Generation of the catlike state with Floquet driving. (a) An illustration of the proposed pulse sequences. One period is $3\tau$ (shaded), consisting of $\pm \pi /2$ pulses (up for “$+$” and down for “$-$”) along the $x$ axis (red one) and $y$ axis (blue one). (b) Time evolution of the optimal quantum Fisher information $F_Q$ of the original OAT model (green dotted), the effective XYZ model (blue dashed), and the proposed Floquet-driving scheme with driving parameter $\alpha =0.4$ (red solid) for $N=100$ particles. Horizontal lines indicate the standard quantum limit $F_Q=N$ (black dash-dotted line) and the Heisenberg limit $F_Q=N^2$ (black dash-dot-dotted line).
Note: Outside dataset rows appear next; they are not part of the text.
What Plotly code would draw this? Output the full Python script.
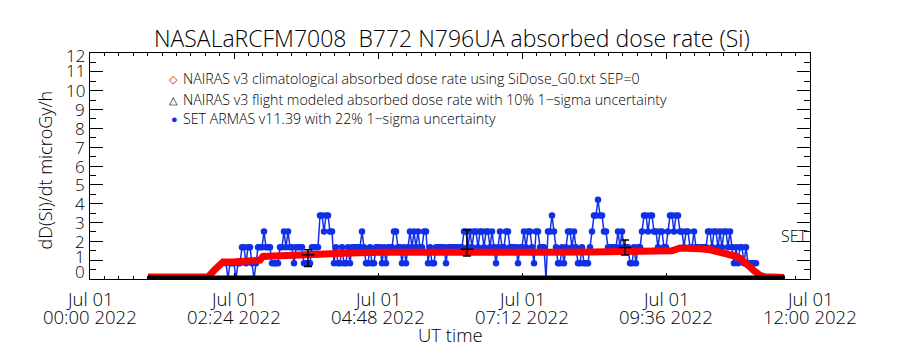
import pandas as pd
import plotly.graph_objects as go

DAY = "2022-07-01"

# NAIRAS v3 climatological dose rate (minutes after 00:00 UT, microGy/h)
CLIM_MIN = [58, 118, 124, 130, 133, 145, 160, 170, 173, 190, 215, 230, 260, 290,
            330, 360, 390, 450, 500, 540, 575, 582, 590, 600, 610, 620, 630, 640,
            646, 650, 654, 657, 660, 663, 666, 670, 675, 690, 694]
CLIM_DOSE = [0.10, 0.10, 0.45, 0.80, 0.90, 0.92, 0.97, 1.00, 1.20, 1.25, 1.30, 1.33,
             1.38, 1.42, 1.44, 1.43, 1.42, 1.42, 1.43, 1.44, 1.46, 1.50, 1.65, 1.65,
             1.60, 1.55, 1.45, 1.33, 1.20, 1.10, 0.95, 0.80, 0.65, 0.48, 0.35, 0.20,
             0.12, 0.09, 0.08]

# NAIRAS v3 flight modeled dose rate
FLIGHT_MIN = [58, 695]
FLIGHT_DOSE = [0.0, 0.0]

# SET ARMAS v11.39 samples: one character per 2-minute sample, keyed to dose levels
SET_START_MIN = 136
SET_STEP_MIN = 2
SET_LEVELS = ("1011101122" "1221012223" "2221111223" "2322122221" "1112222443"
              "4433121121" "1212222232" "1121122212" "1222332212" "1232323223"
              "3121122222" "1222222223" "3232332332" "3323212322" "3322221223"
              "2332133222" "0334321121" "2332321121" "1123445443" "3222223232"
              "2211212234" "4344332332" "2344344332" "3322322222" "2332332323"
              "3232121221" "211111")
LEVEL_DOSE = {"0": 0.0, "1": 0.84, "2": 1.68, "3": 2.52, "4": 3.37, "5": 4.21}

# 1-sigma uncertainty bars
ERR_MIN = [218, 377, 535]
ERR_DOSE = [1.28, 1.58, 1.67]
ERR_HIGH = [1.55, 2.60, 2.07]
ERR_LOW = [0.66, 1.22, 1.27]

TICK_MIN = [0, 144, 288, 432, 576, 720]
TICK_DATE = "Jul 01"
TICK_TIME = ["00:00 2022", "02:24 2022", "04:48 2022", "07:12 2022", "09:36 2022", "12:00 2022"]
Y_TICKS = list(range(0, 13))
# small vertical nudges (px) applied to some y tick labels
Y_LABEL_SHIFT = {0: 8, 1: 4, 11: 1, 12: -2}

LEGEND = [
    ("\u25C7", "#e00000", "NAIRAS v3 climatological absorbed dose rate using SiDose_G0.txt SEP=0"),
    ("\u25B3", "#000000", "NAIRAS v3 flight modeled absorbed dose rate with 10% 1\u2212sigma uncertainty"),
    ("\u25CF", "#1030e8", "SET ARMAS v11.39 with 22% 1\u2212sigma uncertainty"),
]

FONT = "Open Sans, Liberation Sans, Arial, sans-serif"
base = pd.Timestamp(DAY)


def at(minutes):
    return [base + pd.Timedelta(minutes=m) for m in minutes]


set_min = [SET_START_MIN + i * SET_STEP_MIN for i in range(len(SET_LEVELS))]
set_dose = [LEVEL_DOSE[c] for c in SET_LEVELS]

fig = go.Figure()

fig.add_trace(go.Scatter(
    x=at(set_min), y=set_dose, mode="lines+markers",
    line=dict(color="#1030e8", width=1.5),
    marker=dict(symbol="circle", size=6.5, color="#1030e8"),
    showlegend=False,
))
fig.add_trace(go.Scatter(
    x=at(CLIM_MIN), y=CLIM_DOSE, mode="lines",
    line=dict(color="#ff0000", width=7),
    showlegend=False,
))
fig.add_trace(go.Scatter(
    x=at(FLIGHT_MIN), y=FLIGHT_DOSE, mode="lines",
    line=dict(color="#000000", width=7),
    showlegend=False,
))
fig.add_trace(go.Scatter(
    x=at(ERR_MIN), y=ERR_DOSE, mode="markers",
    marker=dict(symbol="line-ew", size=9, line=dict(color="black", width=1.5)),
    error_y=dict(type="data", symmetric=False,
                 array=[h - d for h, d in zip(ERR_HIGH, ERR_DOSE)],
                 arrayminus=[d - l for d, l in zip(ERR_DOSE, ERR_LOW)],
                 color="black", thickness=1.5, width=4),
    showlegend=False,
))

W300 = dict(weight=300)
annotations = []
for m, t in zip(TICK_MIN, TICK_TIME):
    x = at([m])[0]
    annotations.append(dict(x=x, y=0, xref="x", yref="paper", text=TICK_DATE,
                            xanchor="center", yanchor="middle", showarrow=False,
                            yshift=-19, font=dict(size=18.5, **W300)))
    annotations.append(dict(x=x, y=0, xref="x", yref="paper", text=t,
                            xanchor="center", yanchor="middle", showarrow=False,
                            yshift=-37, font=dict(size=18.5, **W300)))
for v in Y_TICKS:
    annotations.append(dict(x=0, y=v, xref="paper", yref="y", text=str(v),
                            xanchor="right", yanchor="middle", showarrow=False,
                            xshift=-3, yshift=Y_LABEL_SHIFT.get(v, 0),
                            font=dict(size=17, **W300)))
annotations.append(dict(x=0.5, y=0, xref="paper", yref="paper", text="UT time",
                        xanchor="center", yanchor="middle", showarrow=False,
                        yshift=-55, font=dict(size=18.5, **W300)))
annotations.append(dict(x=-0.0625, y=0.48, xref="paper", yref="paper",
                        text="dD(Si)/dt microGy/h", textangle=-90,
                        xanchor="center", yanchor="middle",
                        showarrow=False, font=dict(size=18, **W300)))
annotations.append(dict(x=1, y=0.19, xref="paper", yref="paper", text="SET",
                        xanchor="right", yanchor="middle", showarrow=False,
                        font=dict(size=16, **W300)))
for i, (sym, col, label) in enumerate(LEGEND):
    yp = [0.889, 0.795, 0.708][i]
    annotations.append(dict(x=0.125, y=yp, xref="paper", yref="paper", text=sym,
                            xanchor="right", yanchor="middle",
                            showarrow=False, font=dict(size=11, color=col)))
    annotations.append(dict(x=0.127, y=yp, xref="paper", yref="paper", text=label,
                            xanchor="left", yanchor="middle", showarrow=False,
                            font=dict(size=14.2, **W300)))

fig.update_layout(
    width=900, height=350,
    margin=dict(l=90, r=90, t=53, b=71),
    paper_bgcolor="white", plot_bgcolor="white",
    font=dict(family=FONT, color="black"),
    title=dict(text="NASALaRCFM7008&nbsp;&nbsp;B772 N796UA absorbed dose rate (Si)",
               x=0.502, xanchor="center", y=1 - 39 / 350, yanchor="middle",
               font=dict(size=23, weight=300)),
    annotations=annotations,
    showlegend=False,
)
fig.update_xaxes(
    type="date", range=[base, base + pd.Timedelta(hours=12)],
    showgrid=False, showline=True, linecolor="black", linewidth=1, mirror="allticks",
    ticks="inside", ticklen=6, tickcolor="black",
    tickmode="array", tickvals=at(TICK_MIN), showticklabels=False,
    minor=dict(ticks="inside", ticklen=3, tickcolor="black", dtick=864000, tick0=base, showgrid=False),
)
fig.update_yaxes(
    range=[0, 12], showgrid=False, zeroline=False,
    showline=True, linecolor="black", linewidth=1, mirror="allticks",
    ticks="inside", ticklen=13, tickcolor="black", dtick=1, tick0=0,
    showticklabels=False,
    minor=dict(ticks="inside", ticklen=6, tickcolor="black", dtick=0.5, showgrid=False),
)

fig.write_html("out.html")
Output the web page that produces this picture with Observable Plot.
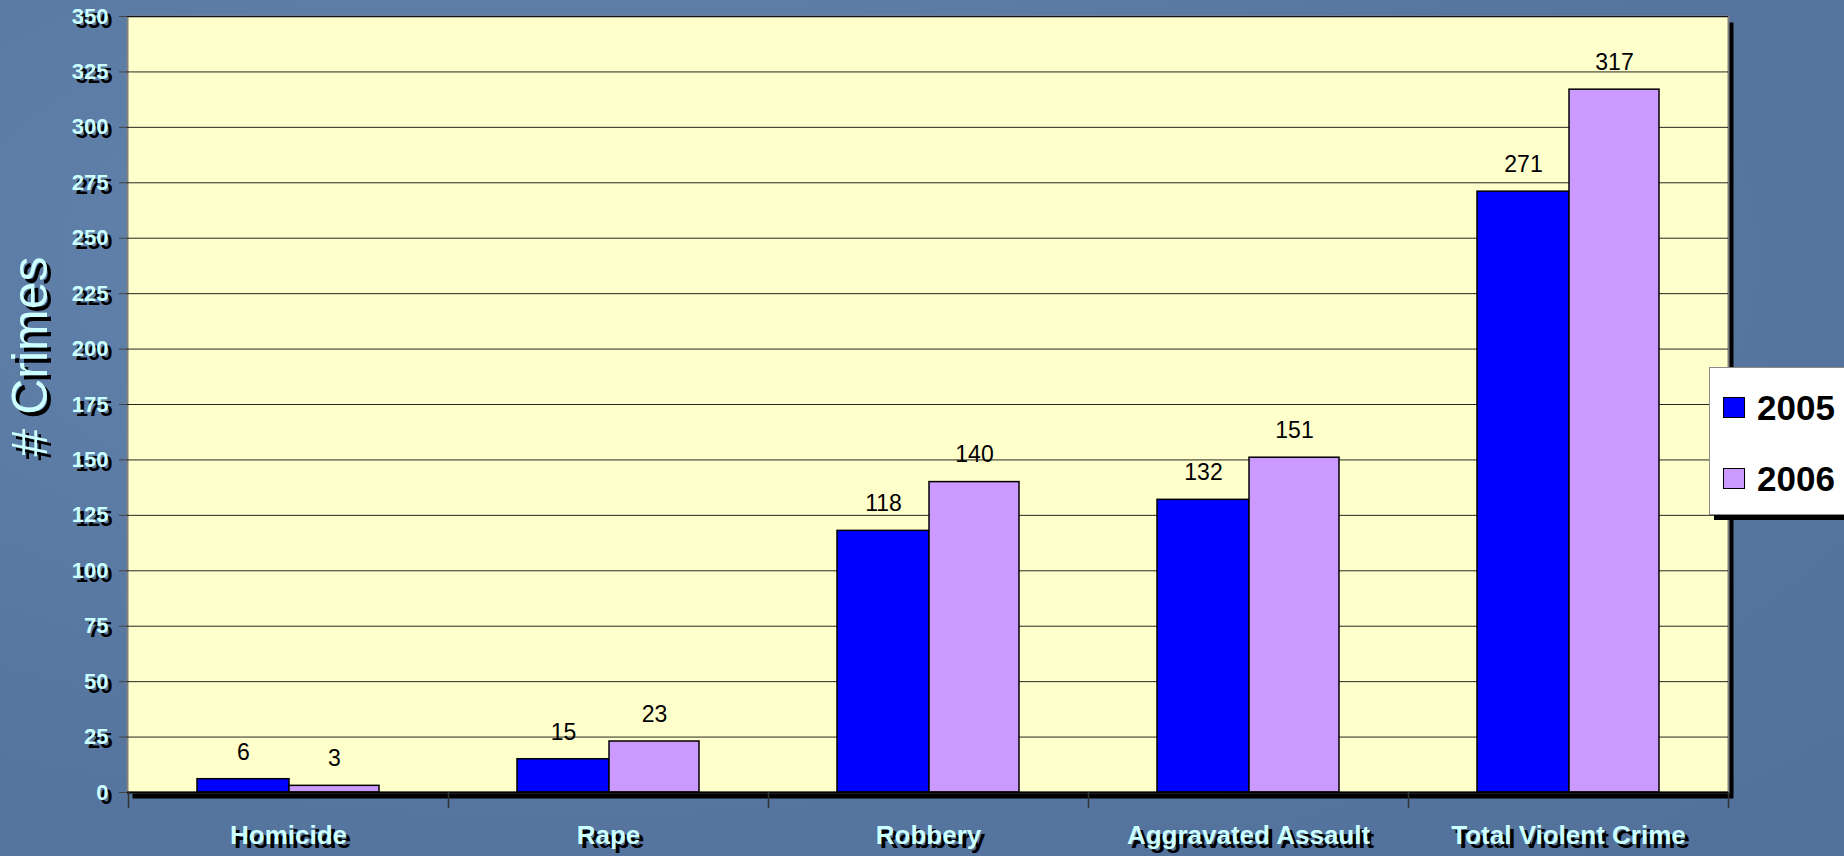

The time when $F_Q$ reaches its maximum of the XYZ model and the OAT model are marked as $t_{\max }^{\mathrm{XYZ}}$ and $t_{\max }^{\mathrm{OAT}}$, respectively. (c) Probability distribution $P_m={|⟨m|\psi ⟩|}^2$ on eigenstates of $J_y$ at $t=t_{\max }^{\mathrm{XYZ}}$ for the XYZ model. (d) Optimal time $t_{\max }$ when $F_Q$ reaches its maximum for the OAT model (green dotted) and the proposed Floquet-driving scheme (red circles) versus particle number $N$, compared with the predicted value $t_c\simeq 3\ln N/(\alpha N)$ (blue dashed line).

Figure 3

Parity oscillation of the GHZ-like state for $N=100$ particles. (a) The expectation value of parity $\mathrm{\Pi }$ versus the azimuth angle $\theta$ of the rotation axis, for the GHZ-like state generated through the XYZ dynamics (red solid line) and the perfect GHZ state (black dashed line). (b) The precision $\mathrm{\Delta }\theta$ at ${\theta }_0=\pi /(2N)$ versus evolution time $t$ of the XYZ dynamics (red solid line), in comparison with the quantum Cramér-Rao bound $F_Q^{-1/2}$ (blue dashed line). (c) The optimal precision $\mathrm{\Delta }{\theta }_{\min }$ versus particle number $N$ of the GHZ-like state (red circles), comparing with the Heisenberg limit $1/N$ (blue dashed line).

Figure 4

The effective XYZ dynamics and the obtained GHZ-like state in the presence of decoherence and losses. (a1) The quantum Fisher information $F_Q$ of the GHZ(-like) state created through our Floquet-driving scheme (red solid line) and OAT dynamics (blue dashed line) for $N=100$ particles with respect to $\mathrm{\Gamma }$. (a2) The ratio of the quantum Fisher information for two dynamics $F_Q^{(\mathrm{OAT}+\mathrm{FD})}/F_Q^{(\mathrm{OAT})}$ versus $N$ and $\mathrm{\Gamma }$. Data are calculated at $\chi t=3\ln N/(\alpha N)$ with $\alpha =0.4$ for Floquet-driving scheme and $\chi t=\pi /2$ for OAT scheme. (b1) The optimal quantum Fisher information of the perfect GHZ state (blue dashed line) and the GHZ-like state generated through XYZ dynamics at $t=t_c$ (red solid line), $t=0.8t_c$ (orange dotted), and $t=0.6t_c$ (green dash-dotted line) when $\mathrm{\Delta }N$ particles are lost. (b2) The probability distribution $P_m$ for the GHZ-like state generated through XYZ dynamics at $t=t_c$ (gray), $t=0.8t_c$ (red) and $t=0.6t_c$ (blue).